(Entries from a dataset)
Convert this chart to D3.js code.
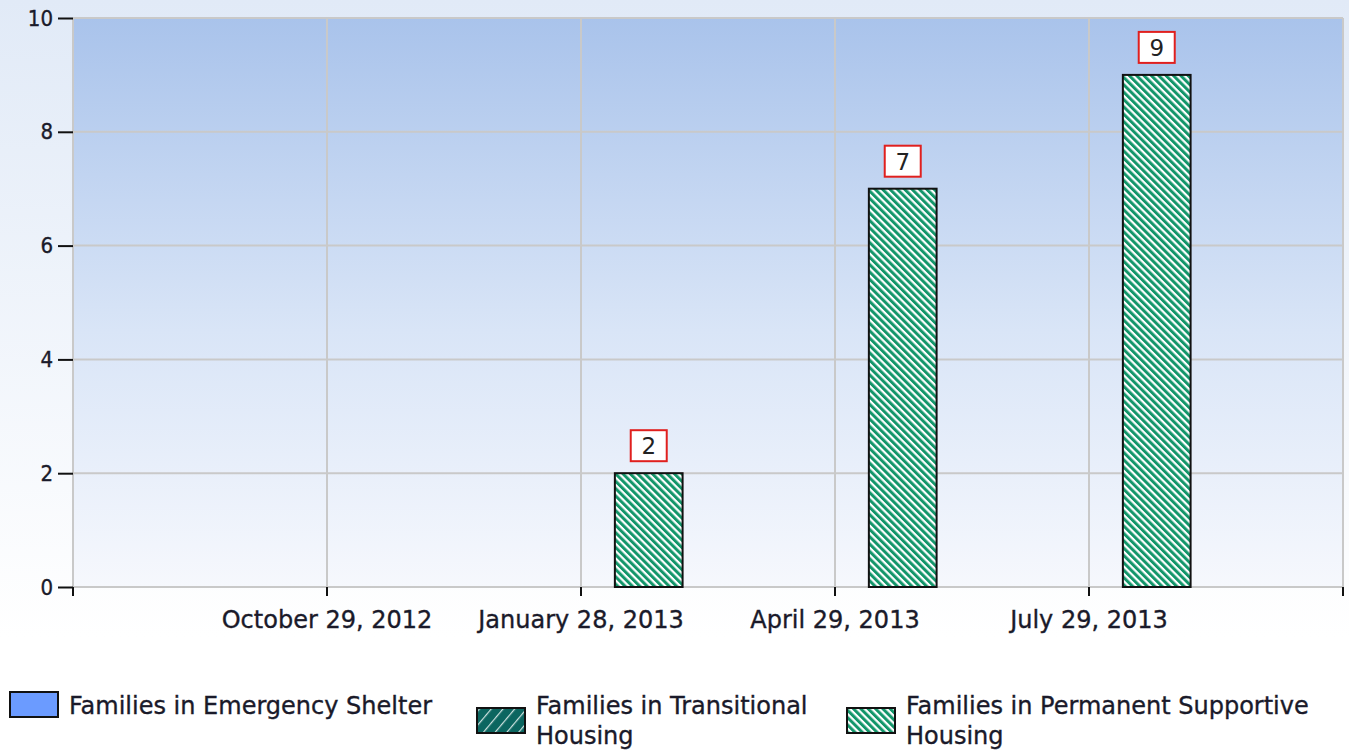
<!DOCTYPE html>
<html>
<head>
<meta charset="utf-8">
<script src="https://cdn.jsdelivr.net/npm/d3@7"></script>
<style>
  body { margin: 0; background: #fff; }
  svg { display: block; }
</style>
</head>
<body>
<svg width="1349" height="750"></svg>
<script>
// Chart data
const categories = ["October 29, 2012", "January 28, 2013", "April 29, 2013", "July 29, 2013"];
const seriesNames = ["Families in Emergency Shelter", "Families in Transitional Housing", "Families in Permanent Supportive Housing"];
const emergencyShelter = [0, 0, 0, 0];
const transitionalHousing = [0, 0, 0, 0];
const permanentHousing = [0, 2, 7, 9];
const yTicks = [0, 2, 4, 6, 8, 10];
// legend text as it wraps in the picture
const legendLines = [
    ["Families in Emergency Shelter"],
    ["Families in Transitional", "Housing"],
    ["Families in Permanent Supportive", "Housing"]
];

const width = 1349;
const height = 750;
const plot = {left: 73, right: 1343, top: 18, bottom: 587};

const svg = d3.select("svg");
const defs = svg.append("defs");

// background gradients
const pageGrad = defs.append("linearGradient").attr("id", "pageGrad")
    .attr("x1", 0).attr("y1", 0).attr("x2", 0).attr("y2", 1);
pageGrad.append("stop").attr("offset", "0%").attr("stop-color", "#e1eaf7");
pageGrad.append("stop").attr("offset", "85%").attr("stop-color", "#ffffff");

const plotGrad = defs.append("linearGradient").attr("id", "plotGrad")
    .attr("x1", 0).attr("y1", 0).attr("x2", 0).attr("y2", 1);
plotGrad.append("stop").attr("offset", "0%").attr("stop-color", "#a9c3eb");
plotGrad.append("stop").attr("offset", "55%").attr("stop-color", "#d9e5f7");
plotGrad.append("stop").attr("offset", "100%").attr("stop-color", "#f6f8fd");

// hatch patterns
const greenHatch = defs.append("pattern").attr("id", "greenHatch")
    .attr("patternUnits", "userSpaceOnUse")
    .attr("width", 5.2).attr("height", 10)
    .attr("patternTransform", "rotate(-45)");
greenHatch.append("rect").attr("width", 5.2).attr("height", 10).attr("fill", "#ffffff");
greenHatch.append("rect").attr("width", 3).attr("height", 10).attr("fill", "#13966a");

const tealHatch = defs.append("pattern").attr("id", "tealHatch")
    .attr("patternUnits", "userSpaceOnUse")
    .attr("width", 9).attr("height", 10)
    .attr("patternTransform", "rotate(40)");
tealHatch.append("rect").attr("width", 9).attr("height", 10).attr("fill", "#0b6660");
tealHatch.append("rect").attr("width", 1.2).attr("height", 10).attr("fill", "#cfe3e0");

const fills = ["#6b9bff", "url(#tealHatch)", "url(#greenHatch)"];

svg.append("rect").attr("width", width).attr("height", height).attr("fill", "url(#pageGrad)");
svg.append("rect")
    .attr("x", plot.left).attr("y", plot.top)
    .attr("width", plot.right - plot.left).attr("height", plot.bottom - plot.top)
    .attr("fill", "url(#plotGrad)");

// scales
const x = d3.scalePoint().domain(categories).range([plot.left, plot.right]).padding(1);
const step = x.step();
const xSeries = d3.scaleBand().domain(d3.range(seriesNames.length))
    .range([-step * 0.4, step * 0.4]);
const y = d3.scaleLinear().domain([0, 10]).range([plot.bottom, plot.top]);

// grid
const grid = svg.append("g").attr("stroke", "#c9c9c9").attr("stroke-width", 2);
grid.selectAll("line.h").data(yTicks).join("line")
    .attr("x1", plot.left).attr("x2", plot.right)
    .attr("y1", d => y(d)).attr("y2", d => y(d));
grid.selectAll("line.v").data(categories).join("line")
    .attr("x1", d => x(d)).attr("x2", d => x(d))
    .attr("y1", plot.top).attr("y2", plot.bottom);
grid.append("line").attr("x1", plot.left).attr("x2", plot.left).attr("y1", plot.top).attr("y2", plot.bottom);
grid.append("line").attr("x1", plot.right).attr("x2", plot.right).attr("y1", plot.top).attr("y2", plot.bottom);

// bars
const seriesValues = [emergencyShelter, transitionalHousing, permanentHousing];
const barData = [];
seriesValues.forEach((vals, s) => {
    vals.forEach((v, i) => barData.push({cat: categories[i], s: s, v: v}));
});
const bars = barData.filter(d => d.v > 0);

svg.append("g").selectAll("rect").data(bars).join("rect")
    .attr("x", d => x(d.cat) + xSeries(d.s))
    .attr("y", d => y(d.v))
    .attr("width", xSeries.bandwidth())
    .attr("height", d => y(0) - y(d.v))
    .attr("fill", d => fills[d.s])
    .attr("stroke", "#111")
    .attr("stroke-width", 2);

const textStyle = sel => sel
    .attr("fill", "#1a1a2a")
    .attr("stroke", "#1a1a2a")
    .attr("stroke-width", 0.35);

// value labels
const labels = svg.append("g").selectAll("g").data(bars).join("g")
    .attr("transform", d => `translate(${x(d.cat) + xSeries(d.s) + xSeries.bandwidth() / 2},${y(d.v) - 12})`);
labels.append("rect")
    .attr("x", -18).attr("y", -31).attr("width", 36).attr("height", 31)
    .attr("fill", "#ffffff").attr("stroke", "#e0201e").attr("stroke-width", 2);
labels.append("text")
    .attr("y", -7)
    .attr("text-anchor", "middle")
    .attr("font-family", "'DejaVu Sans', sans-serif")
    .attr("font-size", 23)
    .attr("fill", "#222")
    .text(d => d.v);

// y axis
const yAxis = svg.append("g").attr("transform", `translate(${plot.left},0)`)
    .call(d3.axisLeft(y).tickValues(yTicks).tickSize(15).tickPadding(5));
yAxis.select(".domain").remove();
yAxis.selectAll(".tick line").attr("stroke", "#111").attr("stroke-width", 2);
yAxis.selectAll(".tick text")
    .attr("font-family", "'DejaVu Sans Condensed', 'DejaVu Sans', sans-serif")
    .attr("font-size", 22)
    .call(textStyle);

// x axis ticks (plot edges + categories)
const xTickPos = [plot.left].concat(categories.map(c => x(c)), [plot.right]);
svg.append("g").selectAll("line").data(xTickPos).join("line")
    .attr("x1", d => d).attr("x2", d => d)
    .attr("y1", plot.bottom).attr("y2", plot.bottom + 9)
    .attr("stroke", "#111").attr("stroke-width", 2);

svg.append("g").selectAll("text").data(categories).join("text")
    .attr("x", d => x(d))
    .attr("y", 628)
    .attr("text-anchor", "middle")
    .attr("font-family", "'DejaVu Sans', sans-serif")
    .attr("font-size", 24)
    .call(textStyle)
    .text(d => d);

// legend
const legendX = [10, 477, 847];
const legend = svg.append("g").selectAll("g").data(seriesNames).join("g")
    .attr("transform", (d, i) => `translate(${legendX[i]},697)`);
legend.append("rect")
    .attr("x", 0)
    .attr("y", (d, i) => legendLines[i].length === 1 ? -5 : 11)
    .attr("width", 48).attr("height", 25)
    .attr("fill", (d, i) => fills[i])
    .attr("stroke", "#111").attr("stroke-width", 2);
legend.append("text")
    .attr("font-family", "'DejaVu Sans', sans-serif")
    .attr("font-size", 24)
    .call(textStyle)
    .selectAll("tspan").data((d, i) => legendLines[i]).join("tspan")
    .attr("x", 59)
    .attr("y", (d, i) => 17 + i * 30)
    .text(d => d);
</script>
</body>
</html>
...
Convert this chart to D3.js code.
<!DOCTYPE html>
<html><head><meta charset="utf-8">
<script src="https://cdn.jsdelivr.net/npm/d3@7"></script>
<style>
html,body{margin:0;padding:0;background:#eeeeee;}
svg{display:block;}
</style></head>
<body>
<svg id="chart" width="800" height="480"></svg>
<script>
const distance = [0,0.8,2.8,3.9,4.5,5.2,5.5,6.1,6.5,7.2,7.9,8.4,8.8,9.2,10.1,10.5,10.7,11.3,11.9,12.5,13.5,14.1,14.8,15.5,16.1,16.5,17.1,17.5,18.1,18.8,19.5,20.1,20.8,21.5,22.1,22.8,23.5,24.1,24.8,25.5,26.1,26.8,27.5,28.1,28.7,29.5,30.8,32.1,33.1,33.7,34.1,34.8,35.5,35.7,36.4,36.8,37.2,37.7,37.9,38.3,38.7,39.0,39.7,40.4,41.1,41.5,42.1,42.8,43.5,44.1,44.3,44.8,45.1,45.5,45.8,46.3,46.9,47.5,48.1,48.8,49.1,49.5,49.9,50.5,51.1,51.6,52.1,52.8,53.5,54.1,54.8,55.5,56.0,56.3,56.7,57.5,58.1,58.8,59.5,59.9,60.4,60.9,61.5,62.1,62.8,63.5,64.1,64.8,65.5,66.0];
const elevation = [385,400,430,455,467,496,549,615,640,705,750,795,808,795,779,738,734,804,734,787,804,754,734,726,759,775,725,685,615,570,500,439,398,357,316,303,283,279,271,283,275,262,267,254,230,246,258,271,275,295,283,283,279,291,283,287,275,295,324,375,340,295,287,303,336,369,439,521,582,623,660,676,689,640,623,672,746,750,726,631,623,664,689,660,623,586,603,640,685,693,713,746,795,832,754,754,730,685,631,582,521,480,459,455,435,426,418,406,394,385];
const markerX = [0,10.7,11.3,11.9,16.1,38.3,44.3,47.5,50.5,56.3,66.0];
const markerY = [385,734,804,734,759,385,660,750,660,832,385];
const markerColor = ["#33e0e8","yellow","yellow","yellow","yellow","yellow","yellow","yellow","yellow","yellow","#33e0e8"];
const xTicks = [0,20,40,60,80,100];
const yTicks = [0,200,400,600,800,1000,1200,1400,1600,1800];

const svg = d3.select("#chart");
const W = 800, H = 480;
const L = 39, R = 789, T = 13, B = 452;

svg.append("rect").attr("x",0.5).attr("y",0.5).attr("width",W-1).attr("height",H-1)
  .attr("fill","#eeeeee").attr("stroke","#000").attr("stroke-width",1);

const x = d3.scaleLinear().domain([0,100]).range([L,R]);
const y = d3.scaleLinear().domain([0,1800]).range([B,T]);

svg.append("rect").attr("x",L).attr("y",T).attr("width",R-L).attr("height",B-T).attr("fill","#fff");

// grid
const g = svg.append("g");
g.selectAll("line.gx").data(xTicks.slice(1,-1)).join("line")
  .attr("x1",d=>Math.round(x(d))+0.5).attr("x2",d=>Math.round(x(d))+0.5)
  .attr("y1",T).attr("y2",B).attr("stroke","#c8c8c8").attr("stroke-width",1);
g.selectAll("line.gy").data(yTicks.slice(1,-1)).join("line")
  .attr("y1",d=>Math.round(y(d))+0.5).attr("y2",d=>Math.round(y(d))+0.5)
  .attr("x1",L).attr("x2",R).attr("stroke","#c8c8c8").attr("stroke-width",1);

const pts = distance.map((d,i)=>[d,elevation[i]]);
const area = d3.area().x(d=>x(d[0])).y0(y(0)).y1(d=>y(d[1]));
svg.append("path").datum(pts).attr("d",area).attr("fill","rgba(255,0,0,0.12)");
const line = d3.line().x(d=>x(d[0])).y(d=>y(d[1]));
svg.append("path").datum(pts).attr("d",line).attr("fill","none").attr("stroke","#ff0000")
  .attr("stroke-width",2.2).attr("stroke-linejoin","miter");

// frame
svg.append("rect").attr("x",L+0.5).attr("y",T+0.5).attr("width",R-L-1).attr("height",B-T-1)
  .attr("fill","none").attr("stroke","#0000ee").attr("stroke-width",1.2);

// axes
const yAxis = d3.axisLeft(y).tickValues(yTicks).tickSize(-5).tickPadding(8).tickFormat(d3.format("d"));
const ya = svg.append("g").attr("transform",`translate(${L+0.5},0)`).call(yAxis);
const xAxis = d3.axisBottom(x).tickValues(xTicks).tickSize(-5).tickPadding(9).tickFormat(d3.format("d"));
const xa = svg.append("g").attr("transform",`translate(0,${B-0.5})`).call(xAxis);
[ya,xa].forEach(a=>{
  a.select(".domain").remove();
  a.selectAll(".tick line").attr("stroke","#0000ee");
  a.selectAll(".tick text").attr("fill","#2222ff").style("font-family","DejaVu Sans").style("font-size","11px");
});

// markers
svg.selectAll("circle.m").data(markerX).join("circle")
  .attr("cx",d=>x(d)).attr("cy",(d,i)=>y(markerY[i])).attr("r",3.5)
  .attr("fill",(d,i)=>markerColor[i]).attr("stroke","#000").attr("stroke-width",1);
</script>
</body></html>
==
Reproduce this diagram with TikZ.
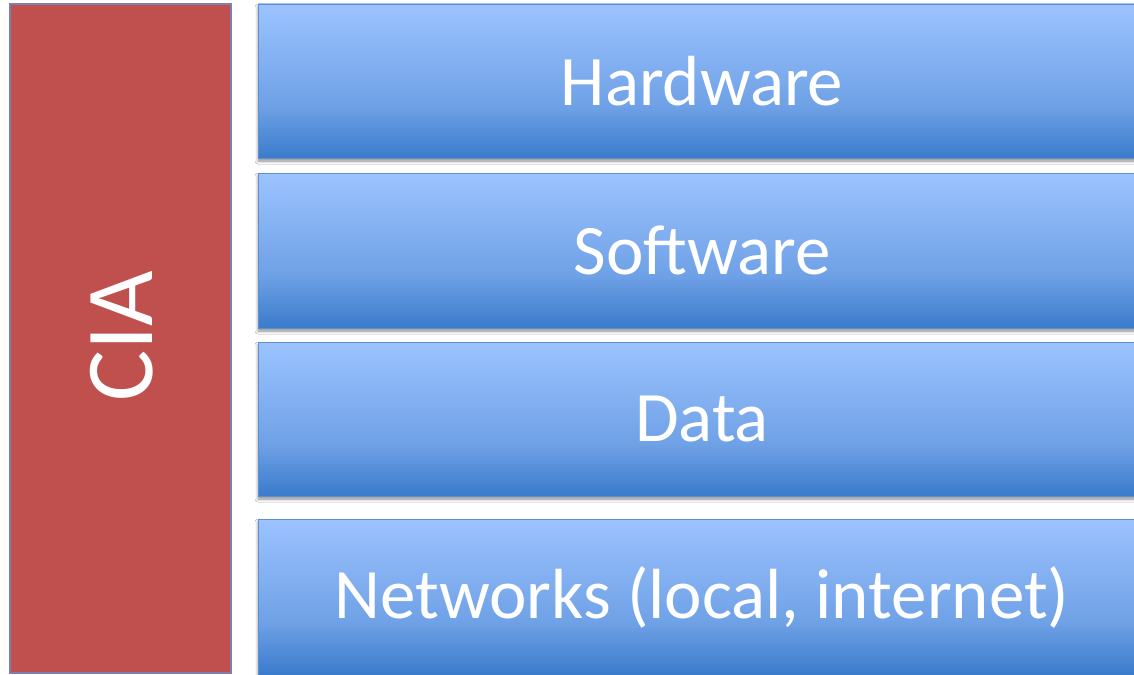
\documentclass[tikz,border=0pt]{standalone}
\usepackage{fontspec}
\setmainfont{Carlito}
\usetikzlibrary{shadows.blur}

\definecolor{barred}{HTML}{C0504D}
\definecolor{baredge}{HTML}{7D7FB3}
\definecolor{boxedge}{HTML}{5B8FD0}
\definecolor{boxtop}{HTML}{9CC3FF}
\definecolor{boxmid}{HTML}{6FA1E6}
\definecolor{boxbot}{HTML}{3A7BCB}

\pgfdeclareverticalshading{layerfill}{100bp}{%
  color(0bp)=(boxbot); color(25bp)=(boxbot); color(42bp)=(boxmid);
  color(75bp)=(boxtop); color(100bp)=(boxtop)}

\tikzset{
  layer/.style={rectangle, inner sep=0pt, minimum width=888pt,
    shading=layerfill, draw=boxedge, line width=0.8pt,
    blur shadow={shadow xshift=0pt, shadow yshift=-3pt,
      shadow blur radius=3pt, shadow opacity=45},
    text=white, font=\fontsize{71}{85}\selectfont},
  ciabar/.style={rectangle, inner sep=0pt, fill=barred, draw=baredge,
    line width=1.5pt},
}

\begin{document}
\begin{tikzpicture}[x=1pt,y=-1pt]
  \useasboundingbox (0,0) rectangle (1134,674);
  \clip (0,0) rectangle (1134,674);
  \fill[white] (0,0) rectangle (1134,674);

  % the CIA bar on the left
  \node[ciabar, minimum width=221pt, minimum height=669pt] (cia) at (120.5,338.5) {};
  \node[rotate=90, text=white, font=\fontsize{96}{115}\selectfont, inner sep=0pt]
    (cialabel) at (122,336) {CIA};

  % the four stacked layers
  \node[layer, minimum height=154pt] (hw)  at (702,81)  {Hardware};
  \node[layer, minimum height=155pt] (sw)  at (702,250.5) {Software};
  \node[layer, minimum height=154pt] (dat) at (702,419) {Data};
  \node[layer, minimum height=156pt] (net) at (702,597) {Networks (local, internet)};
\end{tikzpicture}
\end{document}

(Exercise details):
Exactly reproduce the lines from the line holding "Reproduce this diagram with TikZ." through the line holding "(cialabel) at (122,336)", and only those; pictures are to be left out.

(Finished exercise):
Reproduce this diagram with TikZ.
\documentclass[tikz,border=0pt]{standalone}
\usepackage{fontspec}
\setmainfont{Carlito}
\usetikzlibrary{shadows.blur}

\definecolor{barred}{HTML}{C0504D}
\definecolor{baredge}{HTML}{7D7FB3}
\definecolor{boxedge}{HTML}{5B8FD0}
\definecolor{boxtop}{HTML}{9CC3FF}
\definecolor{boxmid}{HTML}{6FA1E6}
\definecolor{boxbot}{HTML}{3A7BCB}

\pgfdeclareverticalshading{layerfill}{100bp}{%
  color(0bp)=(boxbot); color(25bp)=(boxbot); color(42bp)=(boxmid);
  color(75bp)=(boxtop); color(100bp)=(boxtop)}

\tikzset{
  layer/.style={rectangle, inner sep=0pt, minimum width=888pt,
    shading=layerfill, draw=boxedge, line width=0.8pt,
    blur shadow={shadow xshift=0pt, shadow yshift=-3pt,
      shadow blur radius=3pt, shadow opacity=45},
    text=white, font=\fontsize{71}{85}\selectfont},
  ciabar/.style={rectangle, inner sep=0pt, fill=barred, draw=baredge,
    line width=1.5pt},
}

\begin{document}
\begin{tikzpicture}[x=1pt,y=-1pt]
  \useasboundingbox (0,0) rectangle (1134,674);
  \clip (0,0) rectangle (1134,674);
  \fill[white] (0,0) rectangle (1134,674);

  % the CIA bar on the left
  \node[ciabar, minimum width=221pt, minimum height=669pt] (cia) at (120.5,338.5) {};
  \node[rotate=90, text=white, font=\fontsize{96}{115}\selectfont, inner sep=0pt]
    (cialabel) at (122,336) {CIA};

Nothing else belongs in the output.